In a quadratic function, the vertex is a critical point that can represent either the highest or the lowest point of a parabola. This point is central when analyzing quadratic functions because it helps to understand the function's overall shape and direction.

• The quadratic function given is in the standard form, \( ax^2 + bx + c \). For the function \( f(x) = -5x^2 + 8x \), the vertex provides us with valuable information about where the parabola will achieve its peak because the coefficient \( a \) is negative.
• The x-coordinate of the vertex is determined by the formula \( x = \frac{-b}{2a} \). This formula is derived from the completion of the square process and it gives us the horizontal point where the vertex of the parabola is located.

By calculating \( x = \frac{-8}{2(-5)} = 0.8 \), we find the specific x-point at which the function reaches its maximum value.

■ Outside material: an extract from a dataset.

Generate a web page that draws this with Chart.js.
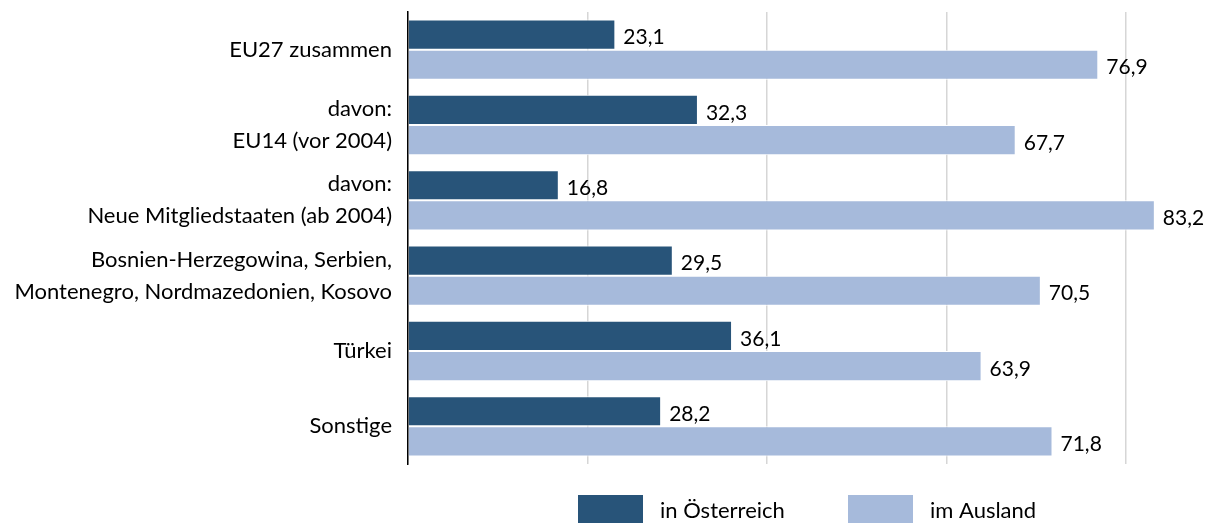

This calculation is essential for determining the full coordinates of the vertex and understanding the behavior of the function.

Quadratic functions can either reach maximum or minimum values, depending on the orientation of the parabola.

• If the parabola opens upwards (\( a > 0 \)), it has a minimum vertex.
• If it opens downwards (\( a < 0 \)), like our function \( f(x) = -5x^2 + 8x \), it reaches a maximum.

The maximum or minimum value refers to the y-coordinate of the vertex. For our function, after finding the vertex x-coordinate (0.8), we substitute it back into the function to find the corresponding y-value: \[ f(0.8) = -5(0.8)^2 + 8(0.8) \]Calculating these values yields a maximum value of 3.2. This y-coordinate indicates the peak of the parabola and tells us the highest value the function can achieve, based on its quadratic equation properties.

Parabolas have several defining properties that make them unique among curves. Understanding these properties helps us to interpret quadratic functions more efficiently.

• A parabola is symmetric about its vertex. This means that for every point on the parabola, there is a corresponding point on the opposite side of the axis of symmetry.
• The direction in which a parabola opens is determined by the sign of the coefficient \( a \). If \( a > 0 \), the parabola opens upwards; if \( a < 0 \), it opens downwards.

Parabolas can model many real-world situations, like projectile motion, where the shape represents the trajectory of an object. The vertex becomes significantly useful in such cases as it indicates the point of highest elevation (maximum).
A deeper understanding of these properties helps in solving complex problems involving quadratics, allowing for predictions and analysis of the conic sections they produce.